Alors que le ministre de la Justice avait déposé un amendement pour supprimer la création d’une immunité de poursuites, la possibilité d’octroyer à une personne ayant collaboré avec la justice une immunité de poursuites a bel est bien été votée. Le gouvernement est, lui, plutôt favorable à une réduction de peine pour les repentis. Cette question va être retravaillée avec les auteurs du texte.
Autre sujet sensible examiné hier soir : l’article 16 qui instaure « un procès-verbal distinct sur lequel seraient inscrites les modalités de fonctionnement de certaines techniques spéciales d’enquête sensibles ou les éléments d’identification des infiltrés, des témoins menacés ou des informateurs » . Concrètement, ne serait accessible aux avocats que le résultat des investigations. Déjà plusieurs avocats estiment que la mesure est inconstitutionnelle. Le gouvernement y est cependant largement favorable.
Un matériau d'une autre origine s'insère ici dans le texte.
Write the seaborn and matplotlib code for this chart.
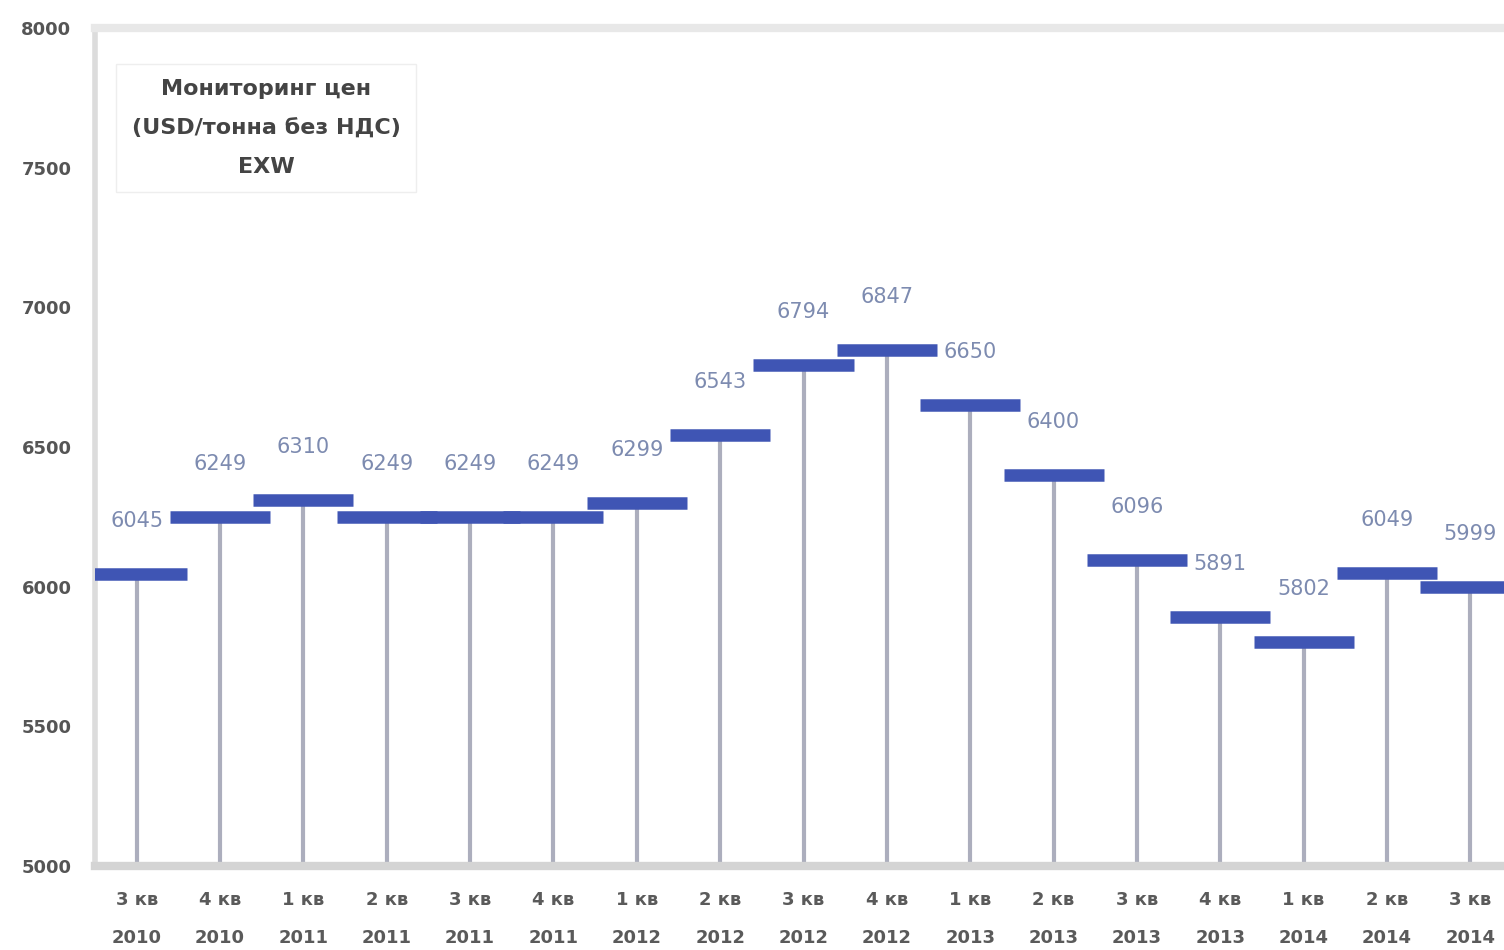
import numpy as np
import pandas as pd
import matplotlib
matplotlib.use("Agg")
import matplotlib.pyplot as plt
import seaborn as sns

# Quarterly prices
quarters = ["3 кв", "4 кв", "1 кв", "2 кв", "3 кв", "4 кв", "1 кв", "2 кв", "3 кв",
            "4 кв", "1 кв", "2 кв", "3 кв", "4 кв", "1 кв", "2 кв", "3 кв"]
years = ["2010", "2010", "2011", "2011", "2011", "2011", "2012", "2012", "2012",
         "2012", "2013", "2013", "2013", "2013", "2014", "2014", "2014"]
prices = [6045, 6249, 6310, 6249, 6249, 6249, 6299, 6543, 6794,
          6847, 6650, 6400, 6096, 5891, 5802, 6049, 5999]
y_ticks = [5000, 5500, 6000, 6500, 7000, 7500, 8000]
title_lines = ["Мониторинг цен", "(USD/тонна без НДС)", "EXW"]

sns.set_style("white")
plt.rcParams["font.family"] = ["DejaVu Sans"]

n = len(prices)
x = np.arange(n)
df = pd.DataFrame({"x": x, "price": prices})

# one horizontal plateau per quarter, slightly wider than the slot
half = 0.6
plateaus = pd.DataFrame({
    "q": np.repeat(x, 2),
    "x": np.ravel(np.column_stack([x - half, x + half])),
    "price": np.repeat(prices, 2),
})

fig = plt.figure(figsize=(15.04, 9.5), dpi=100)
ax = fig.add_axes([95 / 1504, 1 - 866 / 950, (1512 - 95) / 1504, (866 - 28) / 950])

# stems from the baseline up to each quarterly level
ax.vlines(df["x"], y_ticks[0], df["price"], color="#acaebd", linewidth=3, zorder=2)

sns.lineplot(data=plateaus, x="x", y="price", units="q", estimator=None, ax=ax,
             color="#3f55b4", linewidth=9, zorder=3, solid_capstyle="butt")

for xi, v in zip(df["x"], df["price"]):
    ax.annotate(f"{v}", (xi, v), xytext=(0, 38), textcoords="offset points",
                ha="center", va="center", fontsize=15, color="#7d8bb0")

ax.set_xlim(-0.5, n - 0.5)
ax.set_ylim(y_ticks[0], y_ticks[-1])
ax.set_yticks(y_ticks)
ax.set_yticklabels([str(t) for t in y_ticks], fontsize=13, fontweight="bold", color="#555555")
ax.set_xticks(x)
ax.set_xticklabels([f"{q}\n{y}" for q, y in zip(quarters, years)],
                   fontsize=13, fontweight="bold", color="#5a5a5a", linespacing=2.4)
ax.tick_params(axis="y", pad=17, length=0)
ax.tick_params(axis="x", pad=18, length=0)
ax.set_xlabel("")
ax.set_ylabel("")

ax.spines["left"].set_color("#dcdcdc")
ax.spines["left"].set_linewidth(4)
ax.spines["top"].set_color("#e8e8e8")
ax.spines["top"].set_linewidth(6)
ax.spines["bottom"].set_color("#d4d4d4")
ax.spines["bottom"].set_linewidth(6)
ax.spines["right"].set_visible(False)

ax.text(266 / 1504, 1 - 128 / 950, "\n".join(title_lines), transform=fig.transFigure,
        ha="center", va="center", fontsize=16, fontweight="bold", color="#444444",
        linespacing=2.15,
        bbox=dict(boxstyle="square,pad=0.7", facecolor="white", edgecolor="#eeeeee"))

fig.savefig("out.png", dpi=100)
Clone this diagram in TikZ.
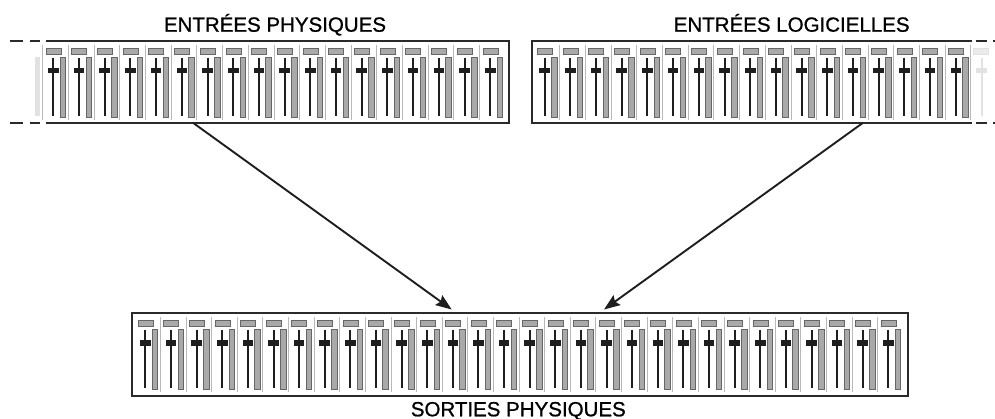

Le ministre de l’Intérieur n’a pas hésité à indiquer que tous les avocats « ne sont pas bien intentionnés, notamment ceux qui défendent les mafieux ».
Enfin, l’article 24 – qui a été entièrement récrit – ouvre la possibilité de prononcer des interdictions administratives de paraître sur les points de deal à l’encontre des dirigeants de réseaux de trafics de stupéfiants. Il permet par ailleurs de mettre l’intéressé en demeure de quitter son domicile lorsque celui-ci est situé dans la zone d’interdiction. Un amendement a été introduit pour « s'assurer que seules les activités ou agissements en lien avec le trafic de stupéfiant soient explicitement visées par les mesures de résiliation de bail ».
Le texte devrait être voté mardi prochain avant de poursuivre son parcours législatif à l’Assemblée nationale.